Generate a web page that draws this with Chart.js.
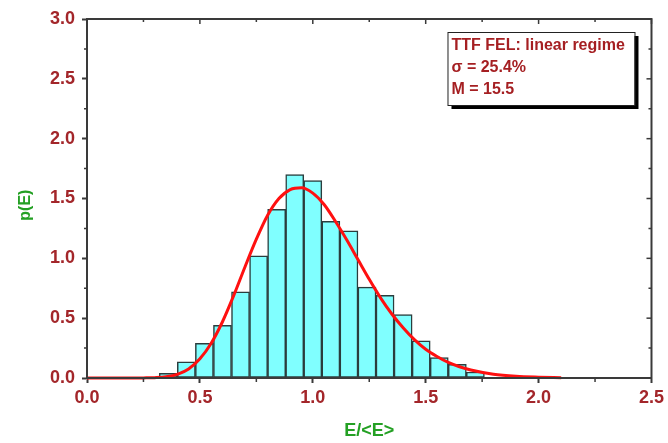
<!DOCTYPE html>
<html>
<head>
<meta charset="utf-8">
<script src="https://cdn.jsdelivr.net/npm/chart.js@4"></script>
<style>
  html, body { margin: 0; padding: 0; background: #fff; }
  #wrap { width: 668px; height: 443px; }
</style>
</head>
<body>
<div id="wrap"><canvas id="myChart" width="668" height="443"></canvas></div>
<script>
// histogram bins (width 0.08), centre and height
const binCenters = [0.36, 0.44, 0.52, 0.60, 0.68, 0.76, 0.84, 0.92, 1.00, 1.08, 1.16, 1.24, 1.32, 1.40, 1.48, 1.56, 1.64, 1.72];
const binHeights = [0.04, 0.135, 0.29, 0.44, 0.72, 1.02, 1.41, 1.70, 1.65, 1.31, 1.23, 0.76, 0.69, 0.53, 0.31, 0.17, 0.115, 0.05];

// red fit curve
const fitX = [0, 0.1, 0.2, 0.25, 0.3, 0.35, 0.4, 0.45, 0.5, 0.55, 0.6, 0.65, 0.7, 0.75, 0.8, 0.85, 0.9, 0.95, 1.0, 1.05, 1.1, 1.15, 1.2, 1.25, 1.3, 1.35, 1.4, 1.45, 1.5, 1.55, 1.6, 1.65, 1.7, 1.8, 1.9, 2.0, 2.1];
const fitY = [0, 0, 0, 0.001, 0.003, 0.01, 0.03, 0.075, 0.16, 0.29, 0.47, 0.69, 0.93, 1.16, 1.36, 1.50, 1.575, 1.59, 1.545, 1.45, 1.31, 1.155, 0.99, 0.825, 0.67, 0.535, 0.42, 0.32, 0.24, 0.18, 0.13, 0.094, 0.067, 0.032, 0.015, 0.007, 0.002];

const xRange = [0, 2.5];
const yRange = [0, 3.0];
const majorStep = 0.5;
const minorStep = 0.25;
const noteLines = ['TTF FEL: linear regime', 'σ = 25.4%', 'M = 15.5'];

const axisRed = '#a3262a';
const titleGreen = '#24a024';
const frameColor = '#3a3a3a';
const fontFam = '"Liberation Sans", Arial, sans-serif';

const histData = binCenters.map((c, i) => ({ x: c, y: binHeights[i] }));
const fitData = fitX.map((v, i) => ({ x: v, y: fitY[i] }));

// frame, minor ticks, inner ticks and the note box
const framePlugin = {
    id: 'framePlugin',
    afterDraw(chart) {
        const { ctx, chartArea: a, scales } = chart;
        const xs = scales.x, ys = scales.y;
        ctx.save();
        ctx.strokeStyle = frameColor;
        ctx.lineWidth = 2;
        ctx.strokeRect(a.left, a.top, a.right - a.left, a.bottom - a.top);

        ctx.lineWidth = 1.5;
        const nx = Math.round((xRange[1] - xRange[0]) / minorStep);
        for (let i = 0; i <= nx; i++) {
            const v = xRange[0] + i * minorStep;
            const px = xs.getPixelForValue(v);
            const major = i % 2 === 0;
            ctx.beginPath();
            ctx.moveTo(px, a.top);
            ctx.lineTo(px, a.top + (major ? 5 : 3));
            if (!major) {
                ctx.moveTo(px, a.bottom);
                ctx.lineTo(px, a.bottom + 4);
            }
            ctx.stroke();
        }
        const ny = Math.round((yRange[1] - yRange[0]) / minorStep);
        for (let i = 0; i <= ny; i++) {
            const v = yRange[0] + i * minorStep;
            const py = ys.getPixelForValue(v);
            const major = i % 2 === 0;
            ctx.beginPath();
            ctx.moveTo(a.right, py);
            ctx.lineTo(a.right - (major ? 5 : 3), py);
            if (!major) {
                ctx.moveTo(a.left, py);
                ctx.lineTo(a.left - 3, py);
            }
            ctx.stroke();
        }

        // note box with drop shadow
        const bx = a.right - 204, by = a.top + 13, bw = 187, bh = 73;
        ctx.fillStyle = '#000';
        ctx.fillRect(bx + 4, by + 4, bw, bh);
        ctx.fillStyle = '#fff';
        ctx.fillRect(bx, by, bw, bh);
        ctx.lineWidth = 1;
        ctx.strokeStyle = '#222';
        ctx.strokeRect(bx + 0.5, by + 0.5, bw, bh);
        ctx.fillStyle = '#a51f22';
        ctx.font = 'bold 16px ' + fontFam;
        ctx.textBaseline = 'middle';
        noteLines.forEach((t, i) => {
            ctx.fillText(t, bx + 4, by + 14 + i * 22);
        });
        ctx.restore();
    }
};

const ctx = document.getElementById('myChart');
new Chart(ctx, {
    type: 'bar',
    data: {
        datasets: [{
            type: 'line',
            label: 'fit',
            data: fitData,
            borderColor: '#ff1010',
            borderWidth: 3,
            pointRadius: 0,
            cubicInterpolationMode: 'monotone',
            fill: false,
            clip: 4,
            order: 0
        },
        {
            type: 'bar',
            label: 'p(E)',
            data: histData,
            backgroundColor: '#80ffff',
            borderColor: '#2b3d3d',
            borderWidth: 1.5,
            borderSkipped: false,
            barPercentage: 1,
            categoryPercentage: 1,
            order: 1
        }]
    },
    options: {
        responsive: false,
        animation: false,
        events: [],
        layout: { padding: { top: 19, right: 16, left: 0, bottom: 0 } },
        plugins: {
            legend: { display: false },
            tooltip: { enabled: false },
            title: { display: false }
        },
        scales: {
            x: {
                type: 'linear',
                min: xRange[0],
                max: xRange[1],
                offset: false,
                afterFit: (s) => { s.height = 65; },
                grid: { display: true, drawOnChartArea: false, tickLength: 5, tickColor: frameColor, tickWidth: 2, offset: false },
                border: { display: true, color: frameColor, width: 2 },
                ticks: {
                    stepSize: majorStep,
                    autoSkip: false,
                    maxRotation: 0,
                    padding: 4,
                    color: axisRed,
                    font: { family: fontFam, size: 18, weight: 'bold' },
                    callback: (v) => v.toFixed(1)
                },
                title: {
                    display: true,
                    text: 'E/<E>',
                    color: titleGreen,
                    font: { family: fontFam, size: 18, weight: 'bold' },
                    padding: { top: 0, bottom: 1 }
                }
            },
            y: {
                min: yRange[0],
                max: yRange[1],
                afterFit: (s) => { s.width = 87; },
                grid: { display: true, drawOnChartArea: false, tickLength: 5, tickColor: frameColor, tickWidth: 2 },
                border: { display: true, color: frameColor, width: 2 },
                ticks: {
                    stepSize: majorStep,
                    padding: 7,
                    color: axisRed,
                    font: { family: fontFam, size: 18, weight: 'bold' },
                    callback: (v) => v.toFixed(1)
                },
                title: {
                    display: true,
                    text: 'p(E)   ',
                    color: titleGreen,
                    font: { family: fontFam, size: 16, weight: 'bold' },
                    padding: { top: 16, bottom: 0 }
                }
            }
        }
    },
    plugins: [framePlugin]
});
</script>
</body>
</html>
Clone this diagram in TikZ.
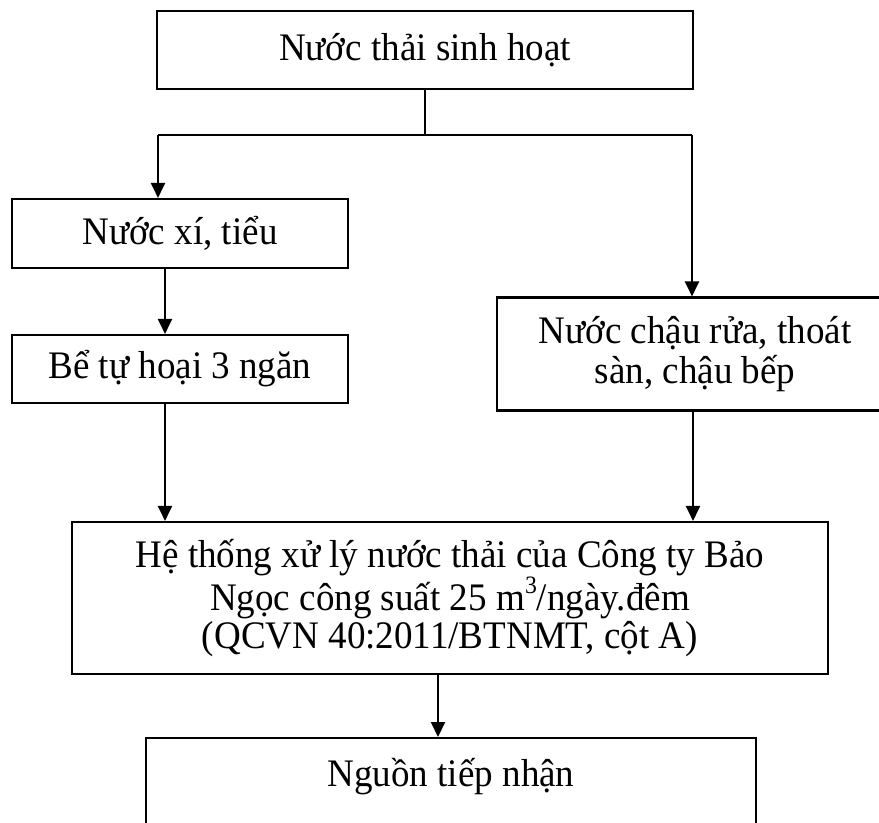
**********
[WRITTEN INSTRUCTION] Quote all the records verbatim, dropping any pictures from your copy.

[OUTPUT OF THE TASK]
Generate a web page that draws this with Chart.js.
<!DOCTYPE html>
<html>
<head>
<meta charset="utf-8">
<script src="https://cdn.jsdelivr.net/npm/chart.js@4"></script>
<style>
  html, body { margin: 0; padding: 0; background: #fff; }
  #wrap { width: 668px; height: 443px; }
</style>
</head>
<body>
<div id="wrap"><canvas id="myChart" width="668" height="443"></canvas></div>
<script>
// histogram bins (width 0.08), centre and height
const binCenters = [0.36, 0.44, 0.52, 0.60, 0.68, 0.76, 0.84, 0.92, 1.00, 1.08, 1.16, 1.24, 1.32, 1.40, 1.48, 1.56, 1.64, 1.72];
const binHeights = [0.04, 0.135, 0.29, 0.44, 0.72, 1.02, 1.41, 1.70, 1.65, 1.31, 1.23, 0.76, 0.69, 0.53, 0.31, 0.17, 0.115, 0.05];

// red fit curve
const fitX = [0, 0.1, 0.2, 0.25, 0.3, 0.35, 0.4, 0.45, 0.5, 0.55, 0.6, 0.65, 0.7, 0.75, 0.8, 0.85, 0.9, 0.95, 1.0, 1.05, 1.1, 1.15, 1.2, 1.25, 1.3, 1.35, 1.4, 1.45, 1.5, 1.55, 1.6, 1.65, 1.7, 1.8, 1.9, 2.0, 2.1];
const fitY = [0, 0, 0, 0.001, 0.003, 0.01, 0.03, 0.075, 0.16, 0.29, 0.47, 0.69, 0.93, 1.16, 1.36, 1.50, 1.575, 1.59, 1.545, 1.45, 1.31, 1.155, 0.99, 0.825, 0.67, 0.535, 0.42, 0.32, 0.24, 0.18, 0.13, 0.094, 0.067, 0.032, 0.015, 0.007, 0.002];

const xRange = [0, 2.5];
const yRange = [0, 3.0];
const majorStep = 0.5;
const minorStep = 0.25;
const noteLines = ['TTF FEL: linear regime', 'σ = 25.4%', 'M = 15.5'];

const axisRed = '#a3262a';
const titleGreen = '#24a024';
const frameColor = '#3a3a3a';
const fontFam = '"Liberation Sans", Arial, sans-serif';

const histData = binCenters.map((c, i) => ({ x: c, y: binHeights[i] }));
const fitData = fitX.map((v, i) => ({ x: v, y: fitY[i] }));

// frame, minor ticks, inner ticks and the note box
const framePlugin = {
    id: 'framePlugin',
    afterDraw(chart) {
        const { ctx, chartArea: a, scales } = chart;
        const xs = scales.x, ys = scales.y;
        ctx.save();
        ctx.strokeStyle = frameColor;
        ctx.lineWidth = 2;
        ctx.strokeRect(a.left, a.top, a.right - a.left, a.bottom - a.top);

        ctx.lineWidth = 1.5;
        const nx = Math.round((xRange[1] - xRange[0]) / minorStep);
        for (let i = 0; i <= nx; i++) {
            const v = xRange[0] + i * minorStep;
            const px = xs.getPixelForValue(v);
            const major = i % 2 === 0;
            ctx.beginPath();
            ctx.moveTo(px, a.top);
            ctx.lineTo(px, a.top + (major ? 5 : 3));
            if (!major) {
                ctx.moveTo(px, a.bottom);
                ctx.lineTo(px, a.bottom + 4);
            }
            ctx.stroke();
        }
        const ny = Math.round((yRange[1] - yRange[0]) / minorStep);
        for (let i = 0; i <= ny; i++) {
            const v = yRange[0] + i * minorStep;
            const py = ys.getPixelForValue(v);
            const major = i % 2 === 0;
            ctx.beginPath();
            ctx.moveTo(a.right, py);
            ctx.lineTo(a.right - (major ? 5 : 3), py);
            if (!major) {
                ctx.moveTo(a.left, py);
                ctx.lineTo(a.left - 3, py);
            }
            ctx.stroke();
        }

        // note box with drop shadow
        const bx = a.right - 204, by = a.top + 13, bw = 187, bh = 73;
        ctx.fillStyle = '#000';
        ctx.fillRect(bx + 4, by + 4, bw, bh);
        ctx.fillStyle = '#fff';
        ctx.fillRect(bx, by, bw, bh);
        ctx.lineWidth = 1;
        ctx.strokeStyle = '#222';
        ctx.strokeRect(bx + 0.5, by + 0.5, bw, bh);
        ctx.fillStyle = '#a51f22';
        ctx.font = 'bold 16px ' + fontFam;
        ctx.textBaseline = 'middle';
        noteLines.forEach((t, i) => {
            ctx.fillText(t, bx + 4, by + 14 + i * 22);
        });
        ctx.restore();
    }
};

const ctx = document.getElementById('myChart');
new Chart(ctx, {
    type: 'bar',
    data: {
        datasets: [{
            type: 'line',
            label: 'fit',
            data: fitData,
            borderColor: '#ff1010',
            borderWidth: 3,
            pointRadius: 0,
            cubicInterpolationMode: 'monotone',
            fill: false,
            clip: 4,
            order: 0
        },
        {
            type: 'bar',
            label: 'p(E)',
            data: histData,
            backgroundColor: '#80ffff',
            borderColor: '#2b3d3d',
            borderWidth: 1.5,
            borderSkipped: false,
            barPercentage: 1,
            categoryPercentage: 1,
            order: 1
        }]
    },
    options: {
        responsive: false,
        animation: false,
        events: [],
        layout: { padding: { top: 19, right: 16, left: 0, bottom: 0 } },
        plugins: {
            legend: { display: false },
            tooltip: { enabled: false },
            title: { display: false }
        },
        scales: {
            x: {
                type: 'linear',
                min: xRange[0],
                max: xRange[1],
                offset: false,
                afterFit: (s) => { s.height = 65; },
                grid: { display: true, drawOnChartArea: false, tickLength: 5, tickColor: frameColor, tickWidth: 2, offset: false },
                border: { display: true, color: frameColor, width: 2 },
                ticks: {
                    stepSize: majorStep,
                    autoSkip: false,
                    maxRotation: 0,
                    padding: 4,
                    color: axisRed,
                    font: { family: fontFam, size: 18, weight: 'bold' },
                    callback: (v) => v.toFixed(1)
                },
                title: {
                    display: true,
                    text: 'E/<E>',
                    color: titleGreen,
                    font: { family: fontFam, size: 18, weight: 'bold' },
                    padding: { top: 0, bottom: 1 }
                }
            },
            y: {
                min: yRange[0],
                max: yRange[1],
                afterFit: (s) => { s.width = 87; },
                grid: { display: true, drawOnChartArea: false, tickLength: 5, tickColor: frameColor, tickWidth: 2 },
                border: { display: true, color: frameColor, width: 2 },
                ticks: {
                    stepSize: majorStep,
                    padding: 7,
                    color: axisRed,
                    font: { family: fontFam, size: 18, weight: 'bold' },
                    callback: (v) => v.toFixed(1)
                },
                title: {
                    display: true,
                    text: 'p(E)   ',
                    color: titleGreen,
                    font: { family: fontFam, size: 16, weight: 'bold' },
                    padding: { top: 16, bottom: 0 }
                }
            }
        }
    },
    plugins: [framePlugin]
});
</script>
</body>
</html>
Clone this diagram in TikZ.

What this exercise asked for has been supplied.